A decade ago, Hanegbi's name was a byword for a political punk. The round-faced, balding, peaceful man who yesterday saluted his prosecutors is a different Hanegbi - the one who over the past few years became a kind of political consensus incarnate.

From Bibi to Tzipi, from Ehud Barak to Ehud Olmert, everyone has heaped praise and agreed that this is such a waste: The man could have gone so far if it weren't for some sort of character flaw that keeps diverting him to interrogation rooms and courthouses.

Yesterday we received an improbably-timed reminder of the old Hanegbi. Just as the verdict on Hanegbi was read out, businessman David Appel was sentenced to three and a half years in prison. Hanegbi and Appel both starred in the Roni Bar-On/Hebron affair during Benjamin Netanyahu's first term as prime minister.

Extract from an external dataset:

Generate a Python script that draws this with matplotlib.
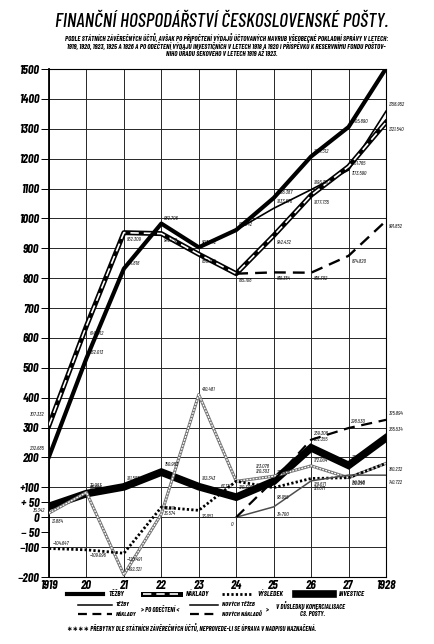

The Hanegbi of 2010 is a man reborn. He is yearning for a corrective experience that would publicly prove he can be different.

The story was far from finished yesterday; it has only just started. The decision on moral turpitude will have to wait until October, if not November, and so will sentencing and the question of appeal. And if the prosecution decides to appeal, Hanegbi may have to wait a very long time for his second chance.